## THE PROBLEM
In the records below, reproduce exactly the lines from the one containing "Write a Python" through the one containing "return alt.Y(field, scale=y_scale, axis=axis_y)", both included, and omit the pictures.

Figure scripts:
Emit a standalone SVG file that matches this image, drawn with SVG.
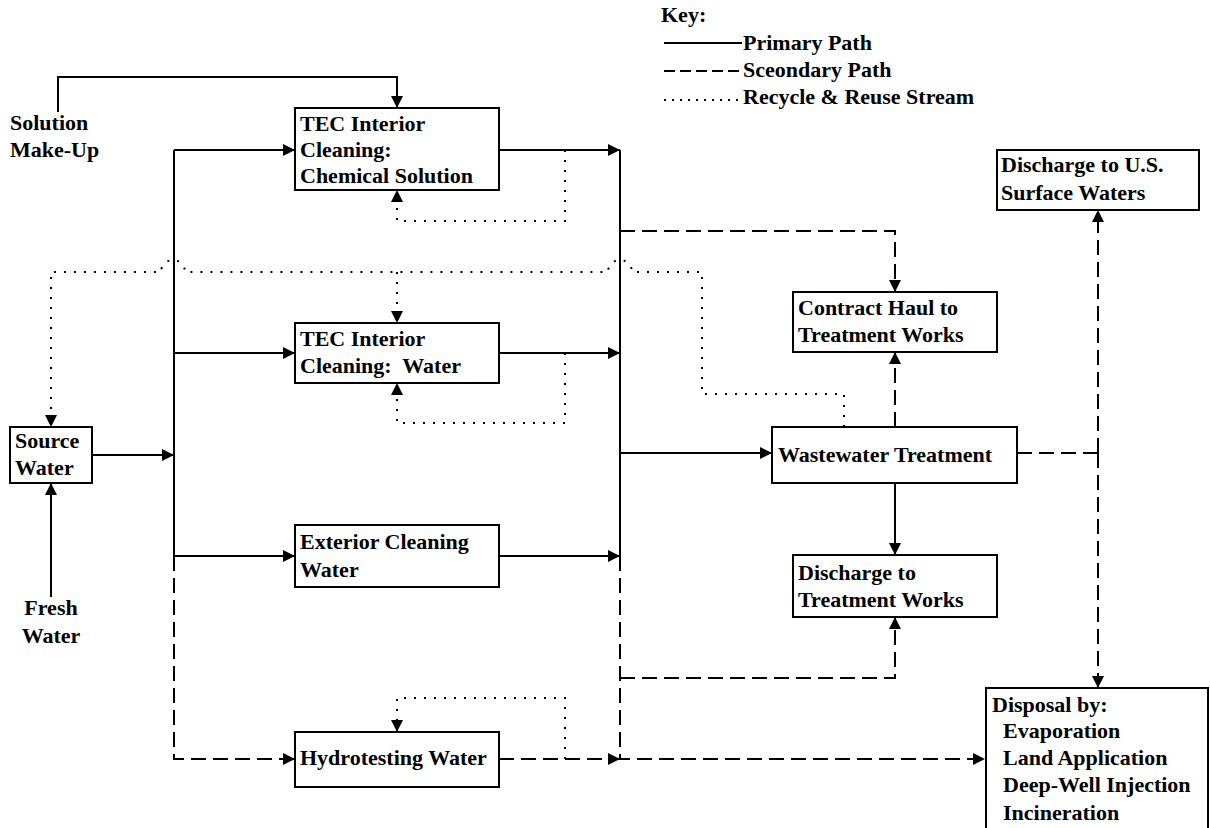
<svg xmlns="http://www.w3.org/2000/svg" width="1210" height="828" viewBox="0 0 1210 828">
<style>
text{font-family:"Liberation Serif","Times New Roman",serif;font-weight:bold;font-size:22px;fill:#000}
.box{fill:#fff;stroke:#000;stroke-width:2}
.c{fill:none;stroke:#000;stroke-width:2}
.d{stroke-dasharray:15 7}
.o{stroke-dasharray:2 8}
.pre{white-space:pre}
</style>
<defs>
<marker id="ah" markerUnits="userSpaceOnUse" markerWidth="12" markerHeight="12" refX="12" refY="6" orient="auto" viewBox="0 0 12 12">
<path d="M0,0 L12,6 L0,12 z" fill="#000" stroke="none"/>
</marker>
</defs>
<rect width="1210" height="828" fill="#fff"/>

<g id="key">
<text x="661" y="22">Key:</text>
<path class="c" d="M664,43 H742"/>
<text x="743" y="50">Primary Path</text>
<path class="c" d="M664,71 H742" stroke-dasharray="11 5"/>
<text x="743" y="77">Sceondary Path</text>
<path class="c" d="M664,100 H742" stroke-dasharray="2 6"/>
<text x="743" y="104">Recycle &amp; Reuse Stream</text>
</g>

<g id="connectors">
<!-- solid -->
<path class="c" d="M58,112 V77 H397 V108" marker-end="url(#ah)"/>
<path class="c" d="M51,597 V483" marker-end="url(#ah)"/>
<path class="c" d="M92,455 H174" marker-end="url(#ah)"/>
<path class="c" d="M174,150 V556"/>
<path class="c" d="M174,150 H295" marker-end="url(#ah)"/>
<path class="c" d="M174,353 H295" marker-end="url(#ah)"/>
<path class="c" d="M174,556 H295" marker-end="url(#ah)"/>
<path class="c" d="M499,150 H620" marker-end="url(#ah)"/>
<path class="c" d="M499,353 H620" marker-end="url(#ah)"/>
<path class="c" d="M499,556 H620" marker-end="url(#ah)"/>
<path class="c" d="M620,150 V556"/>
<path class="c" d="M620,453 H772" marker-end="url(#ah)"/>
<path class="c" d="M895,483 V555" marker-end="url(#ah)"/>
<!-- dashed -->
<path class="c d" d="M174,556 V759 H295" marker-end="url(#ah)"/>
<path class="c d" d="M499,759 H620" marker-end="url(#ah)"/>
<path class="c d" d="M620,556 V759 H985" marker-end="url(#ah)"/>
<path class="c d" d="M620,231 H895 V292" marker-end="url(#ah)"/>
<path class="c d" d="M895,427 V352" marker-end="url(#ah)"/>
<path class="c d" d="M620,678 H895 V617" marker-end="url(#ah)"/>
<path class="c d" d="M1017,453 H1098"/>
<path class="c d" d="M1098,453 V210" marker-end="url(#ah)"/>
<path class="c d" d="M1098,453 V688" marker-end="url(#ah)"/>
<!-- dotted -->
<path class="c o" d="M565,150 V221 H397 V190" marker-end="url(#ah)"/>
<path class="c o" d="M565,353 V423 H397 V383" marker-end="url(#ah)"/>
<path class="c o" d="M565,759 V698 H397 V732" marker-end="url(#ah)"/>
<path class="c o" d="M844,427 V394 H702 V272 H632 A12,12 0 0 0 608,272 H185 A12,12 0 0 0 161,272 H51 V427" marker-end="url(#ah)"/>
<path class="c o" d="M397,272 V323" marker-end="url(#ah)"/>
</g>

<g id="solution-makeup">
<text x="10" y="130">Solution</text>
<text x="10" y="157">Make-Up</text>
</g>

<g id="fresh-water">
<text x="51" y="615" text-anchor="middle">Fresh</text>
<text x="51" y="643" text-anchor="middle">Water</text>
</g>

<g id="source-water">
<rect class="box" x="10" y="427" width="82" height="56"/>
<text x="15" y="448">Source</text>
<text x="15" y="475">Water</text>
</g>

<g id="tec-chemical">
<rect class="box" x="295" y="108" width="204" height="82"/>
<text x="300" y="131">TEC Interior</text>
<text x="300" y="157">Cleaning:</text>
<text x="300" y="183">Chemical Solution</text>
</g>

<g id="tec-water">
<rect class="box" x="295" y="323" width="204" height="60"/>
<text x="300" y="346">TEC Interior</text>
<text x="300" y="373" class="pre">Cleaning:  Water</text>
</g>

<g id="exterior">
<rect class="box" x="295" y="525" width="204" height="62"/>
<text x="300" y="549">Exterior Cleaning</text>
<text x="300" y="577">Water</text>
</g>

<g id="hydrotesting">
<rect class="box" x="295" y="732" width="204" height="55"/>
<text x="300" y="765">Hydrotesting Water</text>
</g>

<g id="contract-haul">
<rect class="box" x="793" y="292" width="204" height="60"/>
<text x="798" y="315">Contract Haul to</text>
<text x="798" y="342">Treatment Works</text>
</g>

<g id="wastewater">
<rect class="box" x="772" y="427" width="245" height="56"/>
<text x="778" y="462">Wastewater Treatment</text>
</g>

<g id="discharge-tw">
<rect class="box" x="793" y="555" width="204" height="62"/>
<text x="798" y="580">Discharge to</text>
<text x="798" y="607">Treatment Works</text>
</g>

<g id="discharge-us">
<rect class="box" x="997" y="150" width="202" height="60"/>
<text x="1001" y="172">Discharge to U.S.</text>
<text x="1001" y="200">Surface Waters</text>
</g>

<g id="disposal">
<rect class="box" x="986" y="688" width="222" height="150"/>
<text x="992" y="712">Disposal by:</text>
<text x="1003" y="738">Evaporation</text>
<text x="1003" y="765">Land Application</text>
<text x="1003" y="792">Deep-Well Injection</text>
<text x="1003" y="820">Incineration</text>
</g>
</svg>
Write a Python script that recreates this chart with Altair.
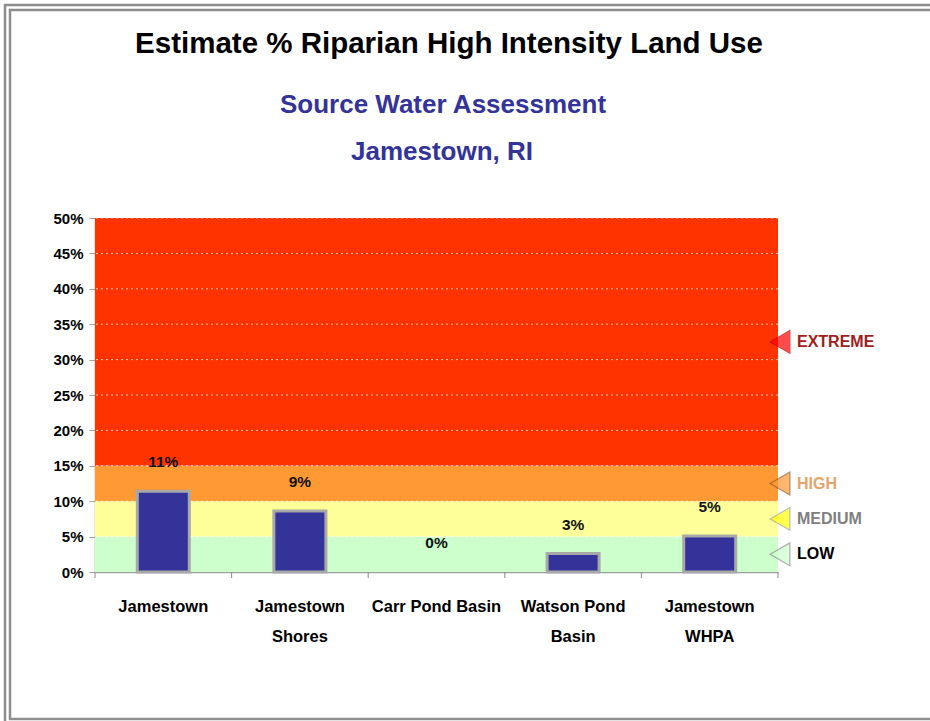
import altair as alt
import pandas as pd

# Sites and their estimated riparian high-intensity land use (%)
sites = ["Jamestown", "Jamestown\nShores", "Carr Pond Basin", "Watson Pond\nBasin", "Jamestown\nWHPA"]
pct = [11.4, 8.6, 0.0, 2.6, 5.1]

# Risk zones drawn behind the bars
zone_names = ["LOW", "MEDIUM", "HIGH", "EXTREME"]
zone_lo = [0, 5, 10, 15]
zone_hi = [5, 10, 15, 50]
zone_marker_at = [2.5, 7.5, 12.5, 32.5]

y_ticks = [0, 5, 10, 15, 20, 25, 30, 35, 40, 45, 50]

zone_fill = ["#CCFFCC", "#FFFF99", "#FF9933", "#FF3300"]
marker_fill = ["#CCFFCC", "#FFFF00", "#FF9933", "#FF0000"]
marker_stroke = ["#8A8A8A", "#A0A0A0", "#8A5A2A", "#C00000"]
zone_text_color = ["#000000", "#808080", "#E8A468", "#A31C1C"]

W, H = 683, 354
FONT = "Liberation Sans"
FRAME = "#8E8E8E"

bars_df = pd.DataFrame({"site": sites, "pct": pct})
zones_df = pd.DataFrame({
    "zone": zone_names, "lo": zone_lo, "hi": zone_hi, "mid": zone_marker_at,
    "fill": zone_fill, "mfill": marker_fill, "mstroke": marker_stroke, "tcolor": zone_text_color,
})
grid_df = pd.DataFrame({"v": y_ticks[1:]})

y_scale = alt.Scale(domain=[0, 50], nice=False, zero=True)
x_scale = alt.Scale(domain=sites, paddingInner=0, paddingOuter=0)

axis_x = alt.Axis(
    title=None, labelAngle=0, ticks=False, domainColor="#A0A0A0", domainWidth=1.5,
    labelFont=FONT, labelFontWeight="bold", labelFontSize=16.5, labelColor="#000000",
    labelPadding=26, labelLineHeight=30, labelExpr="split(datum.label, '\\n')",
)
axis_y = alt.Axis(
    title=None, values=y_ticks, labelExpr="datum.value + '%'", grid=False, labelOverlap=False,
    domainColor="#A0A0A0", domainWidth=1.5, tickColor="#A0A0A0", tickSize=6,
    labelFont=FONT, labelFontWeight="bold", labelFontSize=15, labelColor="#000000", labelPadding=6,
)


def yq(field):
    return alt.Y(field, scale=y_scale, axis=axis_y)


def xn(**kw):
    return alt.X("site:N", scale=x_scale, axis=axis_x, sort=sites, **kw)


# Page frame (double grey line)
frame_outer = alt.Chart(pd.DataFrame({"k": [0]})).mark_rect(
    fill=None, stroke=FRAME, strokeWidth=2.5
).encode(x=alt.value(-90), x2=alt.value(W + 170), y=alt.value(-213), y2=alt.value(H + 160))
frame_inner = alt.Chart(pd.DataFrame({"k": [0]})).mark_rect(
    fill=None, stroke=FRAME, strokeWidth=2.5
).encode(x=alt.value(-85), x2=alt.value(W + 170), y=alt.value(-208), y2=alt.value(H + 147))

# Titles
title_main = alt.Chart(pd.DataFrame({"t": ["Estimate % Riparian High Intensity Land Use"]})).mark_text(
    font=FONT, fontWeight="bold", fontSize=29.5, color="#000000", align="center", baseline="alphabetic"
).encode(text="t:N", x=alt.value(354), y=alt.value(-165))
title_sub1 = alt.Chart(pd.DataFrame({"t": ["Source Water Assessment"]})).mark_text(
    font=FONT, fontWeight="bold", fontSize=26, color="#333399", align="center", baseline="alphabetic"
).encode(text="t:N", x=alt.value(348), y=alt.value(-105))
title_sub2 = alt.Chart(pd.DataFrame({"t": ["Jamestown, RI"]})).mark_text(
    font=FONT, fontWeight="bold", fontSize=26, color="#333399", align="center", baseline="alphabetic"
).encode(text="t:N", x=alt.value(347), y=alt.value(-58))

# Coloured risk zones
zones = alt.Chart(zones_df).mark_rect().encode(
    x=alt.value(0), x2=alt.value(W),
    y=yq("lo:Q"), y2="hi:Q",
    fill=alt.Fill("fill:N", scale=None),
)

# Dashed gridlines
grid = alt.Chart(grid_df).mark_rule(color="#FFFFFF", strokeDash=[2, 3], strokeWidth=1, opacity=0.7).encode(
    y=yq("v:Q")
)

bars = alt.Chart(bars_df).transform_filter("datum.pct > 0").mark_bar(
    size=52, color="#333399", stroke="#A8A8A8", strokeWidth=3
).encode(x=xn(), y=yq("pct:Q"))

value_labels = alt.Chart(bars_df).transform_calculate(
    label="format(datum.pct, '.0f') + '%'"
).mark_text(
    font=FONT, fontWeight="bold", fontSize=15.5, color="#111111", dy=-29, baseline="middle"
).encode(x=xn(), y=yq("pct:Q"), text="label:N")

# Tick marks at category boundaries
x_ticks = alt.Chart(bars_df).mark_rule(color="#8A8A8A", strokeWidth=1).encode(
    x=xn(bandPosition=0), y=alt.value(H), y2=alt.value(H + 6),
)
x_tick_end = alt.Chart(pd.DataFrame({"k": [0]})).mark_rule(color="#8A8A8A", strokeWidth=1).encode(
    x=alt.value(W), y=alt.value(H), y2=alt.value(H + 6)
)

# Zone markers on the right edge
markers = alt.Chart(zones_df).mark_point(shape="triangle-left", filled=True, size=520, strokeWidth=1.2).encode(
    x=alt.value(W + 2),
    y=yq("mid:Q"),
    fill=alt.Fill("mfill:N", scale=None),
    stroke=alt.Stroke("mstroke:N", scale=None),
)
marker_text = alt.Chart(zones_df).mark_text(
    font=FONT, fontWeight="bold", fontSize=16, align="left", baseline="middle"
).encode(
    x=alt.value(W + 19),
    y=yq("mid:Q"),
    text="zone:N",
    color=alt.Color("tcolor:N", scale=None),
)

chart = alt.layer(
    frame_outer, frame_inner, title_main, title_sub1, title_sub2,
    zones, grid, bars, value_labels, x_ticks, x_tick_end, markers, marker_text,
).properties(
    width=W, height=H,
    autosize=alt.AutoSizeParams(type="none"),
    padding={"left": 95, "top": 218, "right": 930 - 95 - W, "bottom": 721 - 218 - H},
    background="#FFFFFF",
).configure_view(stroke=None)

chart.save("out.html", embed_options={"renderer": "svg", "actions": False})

## SOLUTION BELOW
Write a Python script that recreates this chart with Altair.
import altair as alt
import pandas as pd

# Sites and their estimated riparian high-intensity land use (%)
sites = ["Jamestown", "Jamestown\nShores", "Carr Pond Basin", "Watson Pond\nBasin", "Jamestown\nWHPA"]
pct = [11.4, 8.6, 0.0, 2.6, 5.1]

# Risk zones drawn behind the bars
zone_names = ["LOW", "MEDIUM", "HIGH", "EXTREME"]
zone_lo = [0, 5, 10, 15]
zone_hi = [5, 10, 15, 50]
zone_marker_at = [2.5, 7.5, 12.5, 32.5]

y_ticks = [0, 5, 10, 15, 20, 25, 30, 35, 40, 45, 50]

zone_fill = ["#CCFFCC", "#FFFF99", "#FF9933", "#FF3300"]
marker_fill = ["#CCFFCC", "#FFFF00", "#FF9933", "#FF0000"]
marker_stroke = ["#8A8A8A", "#A0A0A0", "#8A5A2A", "#C00000"]
zone_text_color = ["#000000", "#808080", "#E8A468", "#A31C1C"]

W, H = 683, 354
FONT = "Liberation Sans"
FRAME = "#8E8E8E"

bars_df = pd.DataFrame({"site": sites, "pct": pct})
zones_df = pd.DataFrame({
    "zone": zone_names, "lo": zone_lo, "hi": zone_hi, "mid": zone_marker_at,
    "fill": zone_fill, "mfill": marker_fill, "mstroke": marker_stroke, "tcolor": zone_text_color,
})
grid_df = pd.DataFrame({"v": y_ticks[1:]})

y_scale = alt.Scale(domain=[0, 50], nice=False, zero=True)
x_scale = alt.Scale(domain=sites, paddingInner=0, paddingOuter=0)

axis_x = alt.Axis(
    title=None, labelAngle=0, ticks=False, domainColor="#A0A0A0", domainWidth=1.5,
    labelFont=FONT, labelFontWeight="bold", labelFontSize=16.5, labelColor="#000000",
    labelPadding=26, labelLineHeight=30, labelExpr="split(datum.label, '\\n')",
)
axis_y = alt.Axis(
    title=None, values=y_ticks, labelExpr="datum.value + '%'", grid=False, labelOverlap=False,
    domainColor="#A0A0A0", domainWidth=1.5, tickColor="#A0A0A0", tickSize=6,
    labelFont=FONT, labelFontWeight="bold", labelFontSize=15, labelColor="#000000", labelPadding=6,
)


def yq(field):
    return alt.Y(field, scale=y_scale, axis=axis_y)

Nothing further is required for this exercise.